Is the ‘Great American Dream’ of homeownership dead in Santa Barbara?
Venturelli GroupSeptember 25, 2014
In the Sept. 18 issue of the Santa Barbara Independent, reporter Tyler Hayden explored the provocative question of renting vs. owning a home in the city and county of Santa Barbara. Claiming there is very little to no room at the inn, due to the rise in monthly rents and dwindling affordable real estate on the market, Hayden sought out to determine what, if anything, might be done in the near future to improve opportunities for renters amidst the rising cost of renting in our world-class pacific paradise.

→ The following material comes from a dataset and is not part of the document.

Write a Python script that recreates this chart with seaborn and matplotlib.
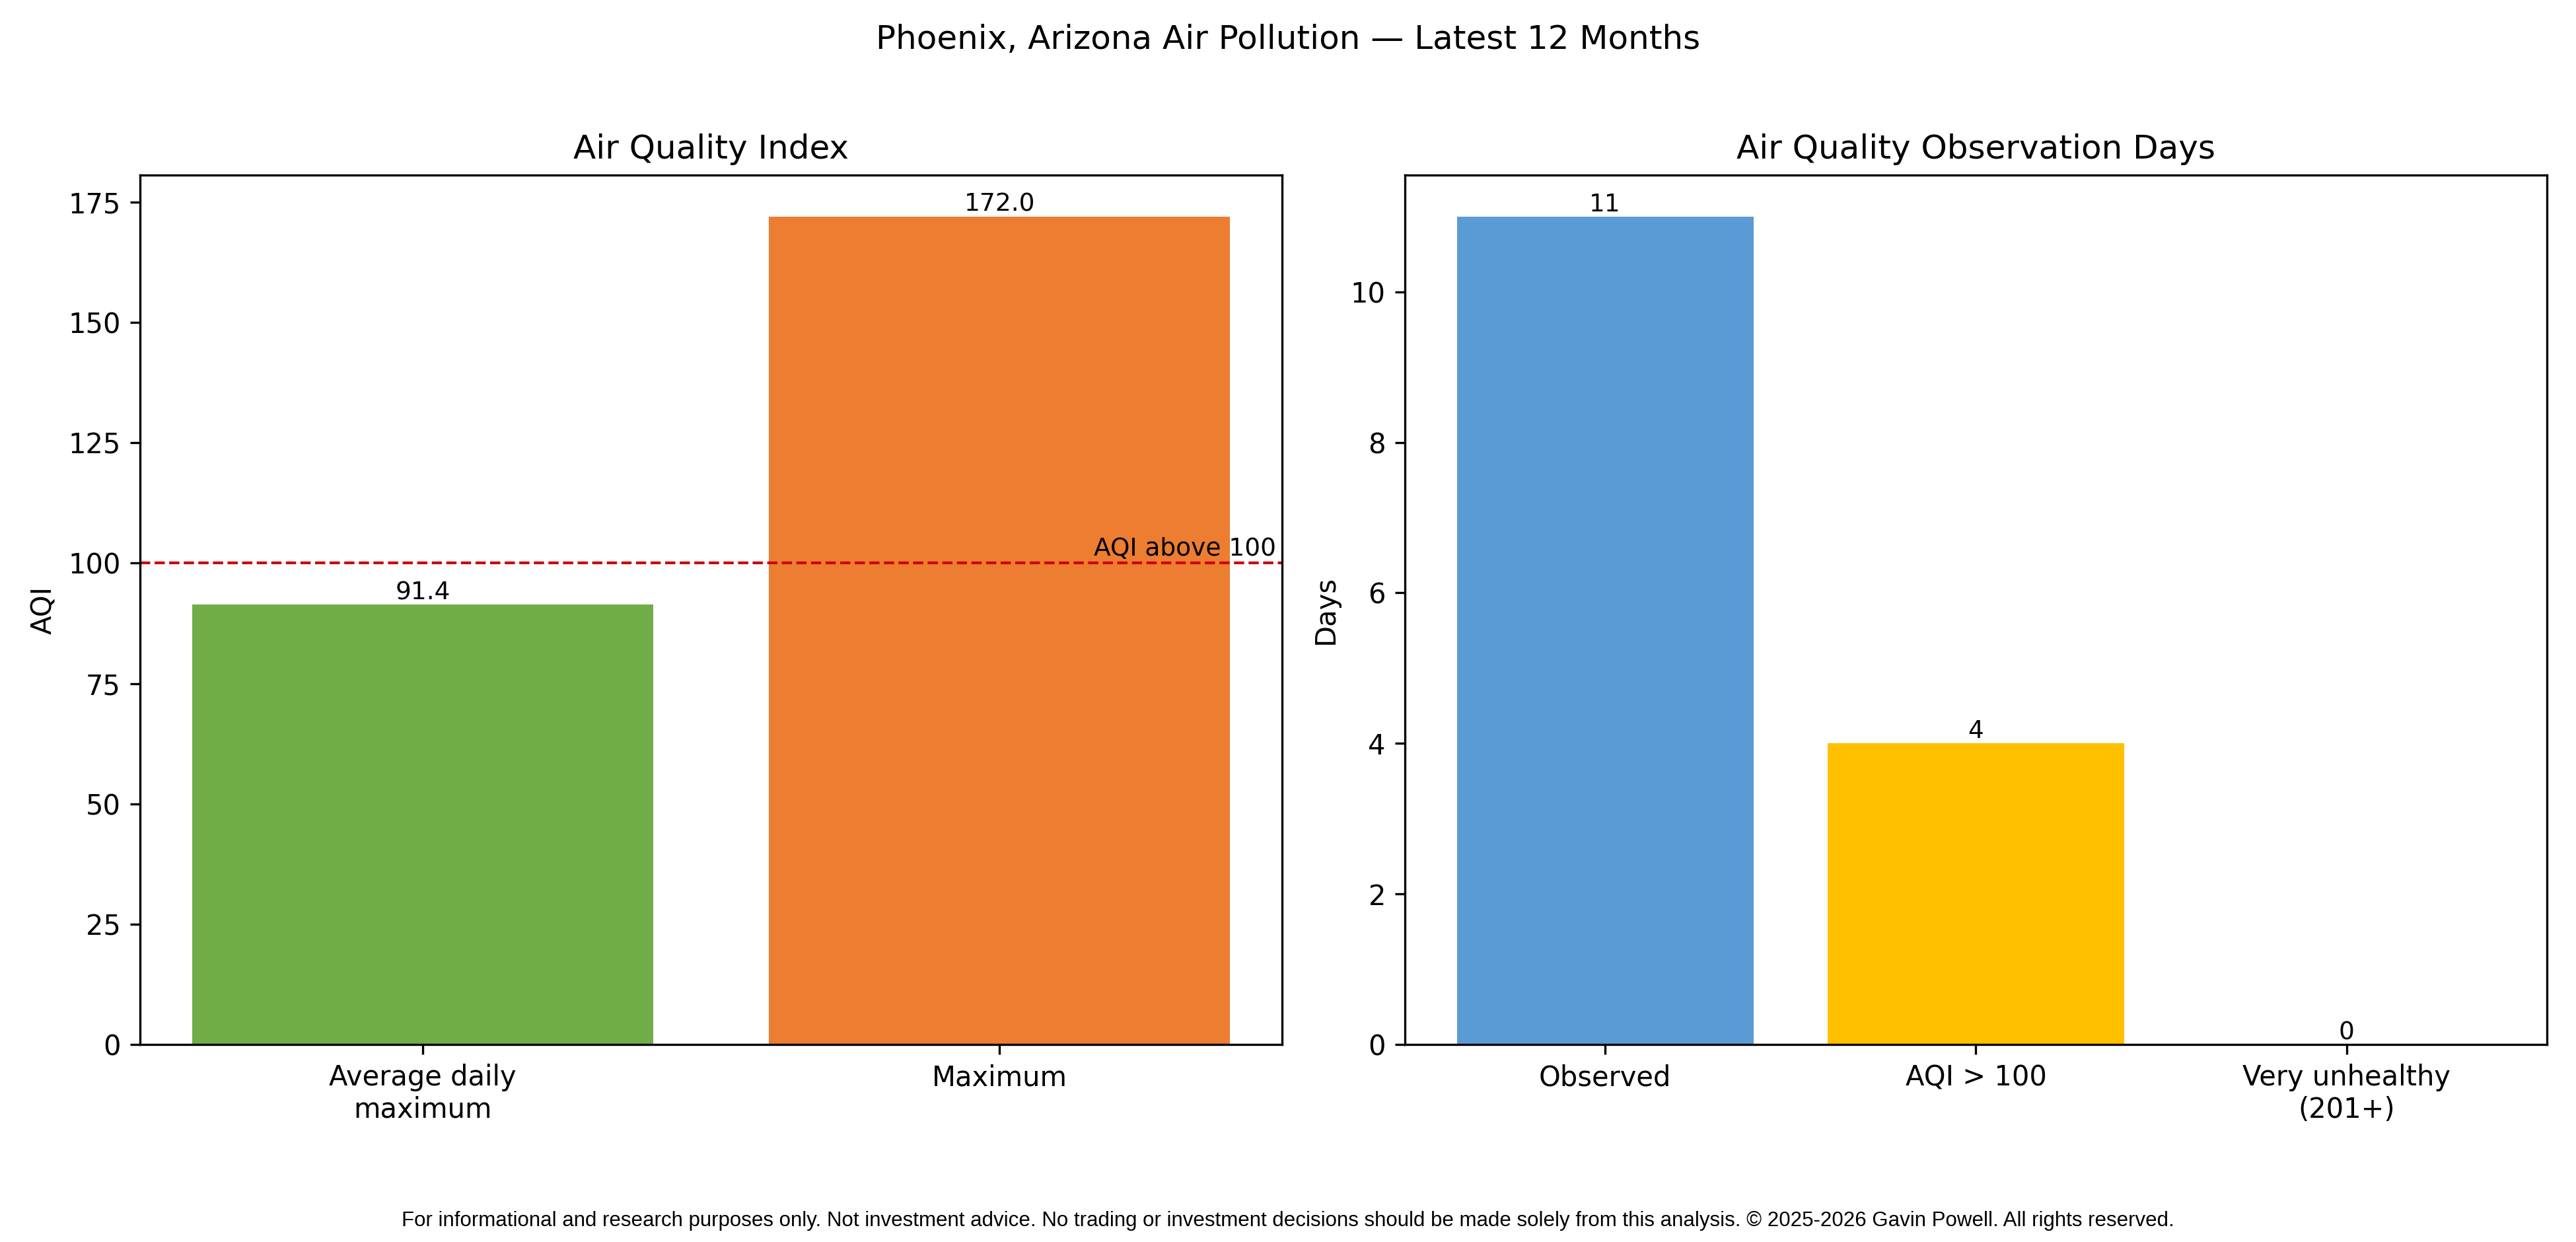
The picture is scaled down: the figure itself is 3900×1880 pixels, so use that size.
import matplotlib
matplotlib.use('Agg')
import matplotlib.pyplot as plt
import matplotlib.transforms as mtransforms
import pandas as pd
import seaborn as sns

# chart values
aqi_labels = ['Average daily\nmaximum', 'Maximum']
aqi_values = [91.4, 172.0]
aqi_colors = ['#70AD47', '#ED7D31']
aqi_threshold = 100

day_labels = ['Observed', 'AQI > 100', 'Very unhealthy\n(201+)']
day_values = [11, 4, 0]
day_colors = ['#5B9BD5', '#FFC000', '#C00000']

footer = ("For informational and research purposes only. Not investment advice. "
          "No trading or investment decisions should be made solely from this analysis. "
          "\u00a9 2025-2026 Gavin Powell. All rights reserved.")

aqi_df = pd.DataFrame({'label': aqi_labels, 'value': aqi_values})
day_df = pd.DataFrame({'label': day_labels, 'value': day_values})

fig = plt.figure(figsize=(13, 6.2667), dpi=300)
ax1 = fig.add_axes([0.0544, 0.159, 0.4433, 0.700])
ax2 = fig.add_axes([0.5454, 0.159, 0.4433, 0.700])

# ---- left panel: AQI ----
sns.barplot(data=aqi_df, x='label', y='value', hue='label', palette=aqi_colors,
            legend=False, width=0.8, saturation=1, ax=ax1)
for c in ax1.containers:
    ax1.bar_label(c, fmt='%.1f', fontsize=9)
ax1.axhline(aqi_threshold, color='#CC0000', linestyle='--', linewidth=1)
trans = mtransforms.blended_transform_factory(ax1.transAxes, ax1.transData)
ax1.text(0.995, aqi_threshold + 0.5, 'AQI above 100', transform=trans,
         ha='right', va='bottom', fontsize=9)
ax1.set_xlim(-0.49, 1.49)
ax1.set_ylim(0, max(aqi_values) * 1.05)
ax1.set_title('Air Quality Index', fontsize=12)
ax1.set_xlabel('')
ax1.set_ylabel('AQI')

# ---- right panel: days ----
sns.barplot(data=day_df, x='label', y='value', hue='label', palette=day_colors,
            legend=False, width=0.8, saturation=1, ax=ax2)
for c in ax2.containers:
    ax2.bar_label(c, fmt='%d', fontsize=9)
ax2.set_xlim(-0.54, 2.54)
ax2.set_ylim(0, max(day_values) * 1.05)
ax2.set_title('Air Quality Observation Days', fontsize=12)
ax2.set_xlabel('')
ax2.set_ylabel('Days')

fig.suptitle('Phoenix, Arizona Air Pollution \u2014 Latest 12 Months', fontsize=12, y=0.981)
fig.text(0.5, 0.017, footer, ha='center', va='center', fontsize=7.5,
         family=['Liberation Sans', 'DejaVu Sans'])

fig.savefig('out.png', dpi=300)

It seems there is a dividing line between the have and have-nots, a monetary bridge to affordability that is stifled by wage earners who are stuck in the center of a battle for decent abodes. Add to this, that classified notices announcing rental openings are snapped up in mere hours. Replenishing the rental market has been troublesome, if not impossible. Hayden writes that a healthy housing market is considered to be healthy with 5 percent vacancy rates. To compare, New York’s Manhattan vacancy rate hovers around 1.8 percent while last April Santa Barbara saw only 0.6 percent.
In a city that is comprised of 60 percent renters, this is beyond alarming.

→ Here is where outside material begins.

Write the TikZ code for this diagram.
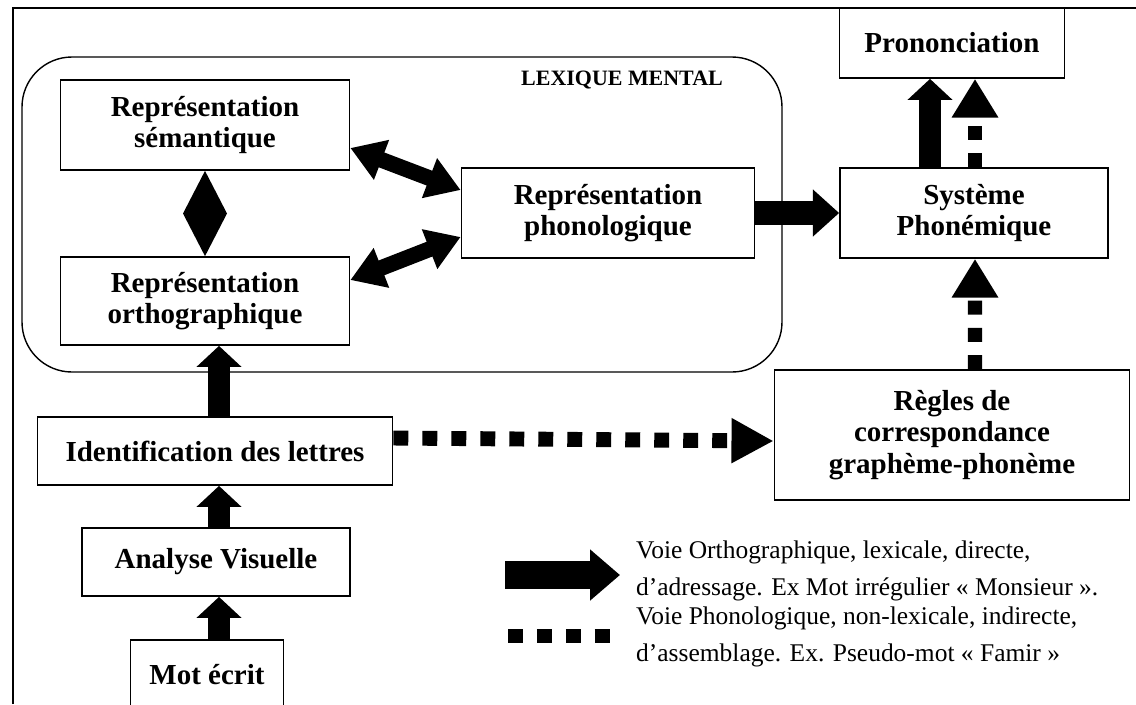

So, then, what has happened to the “Great American Dream” of owning a home with a white picket fence, 2.4 children and a dog in the backyard? With the recession and economic impacts that have had a definite and lasting impression, has that dream all but died? With rental inventory disappearing and rents skyrocketing, where do we invest?
Hayden writes “Since World War II, we’re the first generation, all 80 million of us in our twenties or thirties, to be financially worse off than when our parents were starting out. We’ve delayed crossing traditional milestones of adulthood, such as getting married, starting a family, and paying a mortgage. But now, as the economy improves, millennials are beginning to set off on their own in earnest. They’re moving out of their parents’ homes and hoping to live without roommates. This social shift is the biggest factor driving housing demand across the country.”
Dawn Dyer with Dyer Sheehan Group, a commercial real estate and consulting firm in Ventura, recently completed its analysis of the South Coast rental market for the 2014 UCSB Economic Forecast Project. Of the Millennials of this generation, she said, “These are critical members of our work force but they often don’t have the desire or capacity to buy. Besides, with the median price of a South Coast property at $1.1 million, how can you possibly save enough?”
Dyer’s survey resulted in a thorough examination of the city’s 2,132 market-rate rentals that includes approximately 21,000 renter-occupied units in the city. Of these figures, 36 percent are one-bedroom units that rent for an average of $1,378 per month. Two-bedroom units make up 39 percent and have a monthly average rent $1,996 while three-bedrooms rent for, $2,740. An average studio will cost $1,114 a month.
The kicker? In Santa Barbara the median annual salary is just $36,773. Do the math on that, folks.
Echoing the sentiment of Dyer regarding affordability of the market, how can people possibly save enough to enter homeownership when the rental market is so limited in its vacancies?
Hayden also wrote that Rob Pearson, director of the city’s Housing Authority, was shocked by Dyer’s UCSB report because the organizations’ mission is to serve low-income families, seniors, and the disabled through Section 8 public housing and other programs. It is a difficult situation to only have an inventory of 3,605 units and a waiting list that has 11,699 applicants.
The xenophobic stigma sometimes attached to renters has started to wane in recent years, advocates also noted, but many homeowners still come out of the woodwork to complain when a new development is proposed nearby, Hayden writes.
“A lot of people don’t realize that many renters are young professionals,” said analyst Dawn Dyer. “They are young doctors doing their residencies; they’re police officers, teachers. But if you want to keep them around, you need to provide a variety of different types of housing at different price points.”
“A community is a living thing, she summed up. “It’s constantly in change, and if it’s not growing or evolving, it’s moving toward death.”